Course Reps from more than 15 different universities came together at the NUS Course Reps Network Training and Networking Day in London in March. Read their suggestions on how to keep in touch with students.
An effective Course Rep can use a number of methods to contact students, ensuring that they get a good amount of useful, representative opinions from all students on their course before meetings. Here are just a few:
• Social networking sites: e.g. myspace.com or facebook.com may be a good way to contact other students on your course and discuss the issues. Why not start up a group for your course? Don't forget to join the NUS Course Reps Network group on facebook.com if you haven’t already too;
• multimedia tools why not make a video and disseminate the link on issues that matter? Aslom Ullah, Course Rep at Queen Mary University has made a video about the National Student Survey to encourage students on his course to feedback;
• online content – ask your students’ union to get something up on their webpages, or let students know if you have a blog or webpage where they can find out about what you’re doing or leave their feedback;
• lectures/announcements/shout outs - take five minutes at the start or end of a lecture to get student opinion (don’t forget to ask permission first though!) Better still, why not get a lecturer to assign you a regular slot in a core lecture to speak to students?

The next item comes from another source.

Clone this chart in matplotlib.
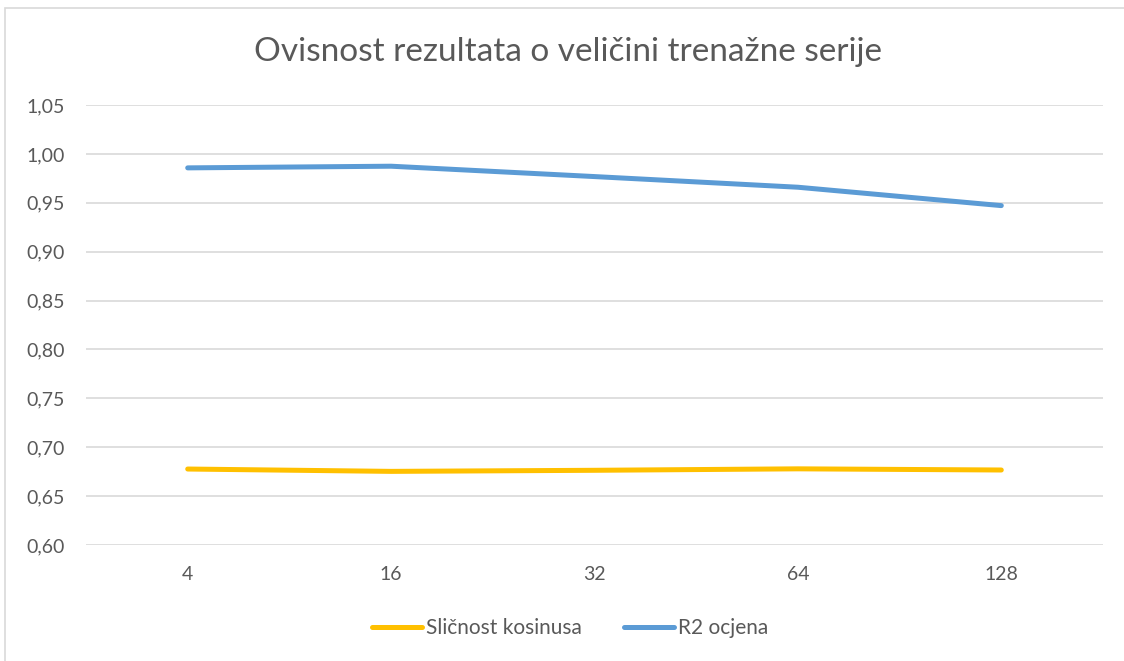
import matplotlib
matplotlib.use("Agg")
import matplotlib.pyplot as plt
from matplotlib.patches import Rectangle

plt.rcParams["font.family"] = ["Lato", "DejaVu Sans"]

batch_sizes = ["4", "16", "32", "64", "128"]
cosine_sim = [0.6777, 0.6753, 0.6764, 0.6779, 0.6767]
r2_score = [0.9857, 0.9874, 0.9768, 0.9659, 0.9471]
y_ticks = [0.60, 0.65, 0.70, 0.75, 0.80, 0.85, 0.90, 0.95, 1.00, 1.05]

text_col = "#595959"
grid_col = "#D9D9D9"

fig = plt.figure(figsize=(11.24, 6.61), dpi=100)
ax = fig.add_axes([86 / 1124, 1 - 545 / 661, (1103 - 86) / 1124, 440 / 661])

# chart frame
fig.patches.append(Rectangle((5 / 1124, -0.1), 1.2, 1 - 8 / 661 + 0.1,
                             transform=fig.transFigure, fill=False,
                             edgecolor=grid_col, linewidth=1.2))

x = range(len(batch_sizes))
ax.plot(x, cosine_sim, color="#FFC000", linewidth=3.6,
        solid_capstyle="round", label="Sličnost kosinusa")
ax.plot(x, r2_score, color="#5B9BD5", linewidth=3.6,
        solid_capstyle="round", label="R2 ocjena")

ax.set_xlim(-0.5, len(batch_sizes) - 0.5)
ax.set_ylim(0.60, 1.05)
ax.set_xticks(list(x))
ax.set_xticklabels(batch_sizes)
ax.set_yticks(y_ticks)
ax.set_yticklabels([f"{v:.2f}".replace(".", ",") for v in y_ticks])
ax.tick_params(length=0, labelsize=14, colors=text_col)
ax.tick_params(axis="x", pad=15)
ax.tick_params(axis="y", pad=15)
ax.grid(axis="y", color=grid_col, linewidth=1.2)
ax.set_axisbelow(True)
for s in ax.spines.values():
    s.set_visible(False)

fig.text(0.505, 1 - 52 / 661, "Ovisnost rezultata o veličini trenažne serije",
         ha="center", va="center", fontsize=24, color=text_col)

fig.legend(loc="center", bbox_to_anchor=(0.507, 1 - 628 / 661), ncol=2,
           frameon=False, fontsize=15, labelcolor=text_col,
           handlelength=2.4, handletextpad=0.2, columnspacing=2.0)

fig.savefig("out.png", dpi=100)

• text and instant messaging – disseminate short messages via Bluetooth or by SMS asking for students views;
• suggestion box – start your own feedback/suggestion box and ask to leave it in a key area in your department, and remind students that it’s there;
• Posters– advertise the issues on your departmental noticeboard, or why not advertise yourself?

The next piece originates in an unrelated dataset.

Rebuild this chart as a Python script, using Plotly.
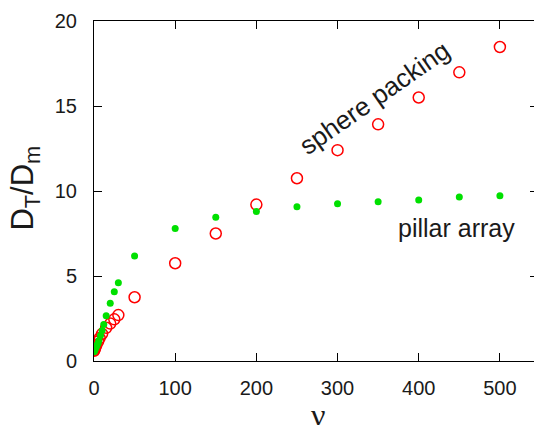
import plotly.graph_objects as go

# Dispersion ratio D_T/D_m versus Peclet-like number nu
nu_sphere = [0.1, 0.5, 1, 2, 3, 5, 7, 10, 15, 20, 25, 30, 50,
             100, 150, 200, 250, 300, 350, 400, 450, 500]
dt_sphere = [0.6, 0.65, 0.75, 0.85, 0.95, 1.15, 1.35, 1.6, 1.95, 2.2, 2.45, 2.7, 3.75,
             5.75, 7.5, 9.2, 10.75, 12.4, 13.92, 15.5, 16.98, 18.47]

nu_pillar = [0.1, 0.5, 1, 2, 3, 4, 5, 6, 8, 10, 12, 15, 20, 25, 30, 50,
             100, 150, 200, 250, 300, 350, 400, 450, 500]
dt_pillar = [0.55, 0.6, 0.65, 0.75, 0.85, 0.95, 1.05, 1.2, 1.5, 1.8, 2.15, 2.66, 3.39, 4.08, 4.6, 6.18,
             7.8, 8.45, 8.8, 9.08, 9.25, 9.37, 9.47, 9.65, 9.72]

x_ticks = [0, 100, 200, 300, 400, 500]
y_ticks = [0, 5, 10, 15, 20]

FONT = "Liberation Sans, Arial, sans-serif"

fig = go.Figure()
fig.add_trace(go.Scatter(
    x=nu_sphere, y=dt_sphere, mode="markers", name="sphere packing",
    marker=dict(symbol="circle-open", size=11, color="#ff0000",
                line=dict(width=1.5, color="#ff0000")),
))
fig.add_trace(go.Scatter(
    x=nu_pillar, y=dt_pillar, mode="markers", name="pillar array",
    marker=dict(symbol="circle", size=7, color="#00e000", line=dict(width=0)),
))
# invisible trace carrying the right-hand tick marks
fig.add_trace(go.Scatter(x=[None], y=[None], yaxis="y2", showlegend=False,
                         hoverinfo="skip"))

axis_common = dict(
    showgrid=False, zeroline=False, showline=True, linecolor="black", linewidth=1,
    ticks="inside", tickcolor="black", tickwidth=1, ticklen=8,
    tickfont=dict(family=FONT, size=20, color="#1a1a1a"),
)

fig.update_layout(
    width=534, height=425,
    margin=dict(l=94, r=0, t=21, b=64),
    paper_bgcolor="white", plot_bgcolor="white",
    showlegend=False,
    xaxis=dict(range=[0, 542], tickvals=x_ticks, mirror="ticks",
               ticklabelstandoff=9, **axis_common),
    yaxis=dict(range=[0, 20], tickvals=y_ticks, mirror=False,
               ticklabelstandoff=12, **axis_common),
    yaxis2=dict(range=[0, 20], tickvals=y_ticks, overlaying="y", side="right",
                showgrid=False, zeroline=False, showline=False,
                ticks="inside", ticklen=4, tickcolor="black", tickwidth=1,
                showticklabels=False),
    annotations=[
        dict(text="D<sub>T</sub>/D<sub>m</sub>", xref="paper", yref="paper",
             x=-0.157, y=0.51, textangle=-90, showarrow=False,
             xanchor="center", yanchor="middle",
             font=dict(family=FONT, size=31, color="#1a1a1a")),
        dict(text="ν", xref="paper", yref="paper", x=0.51, y=-0.1,
             showarrow=False, xanchor="center", yanchor="top",
             font=dict(family="Liberation Serif, Times New Roman, serif",
                       size=32, color="#1a1a1a")),
        dict(text="sphere packing", x=345, y=15.5, xref="x", yref="y",
             textangle=-35, showarrow=False, xanchor="center", yanchor="middle",
             font=dict(family=FONT, size=26, color="#1a1a1a")),
        dict(text="pillar array", x=446, y=7.85, xref="x", yref="y",
             showarrow=False, xanchor="center", yanchor="middle",
             font=dict(family=FONT, size=25, color="#1a1a1a")),
    ],
)

fig.write_html("out.html")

• circulate a questionnaire – start your own survey to drill down into the issues – you can even create a small free online survey and send it out. Remember to keep it short and sweet;
• intranet – Make the most of the resources available and speak to a member staff to get information up on your institutions’ intranet;
• email – gain access to email distribution lists from a member of staff;
• social events – organise a social event for students on your course, and use this as an opportunity to get informal feedback;
• word of mouth – the personal touch is often much neglected and underrated, but it’s really the best way to let students know that you exist and gain meaningful feedback!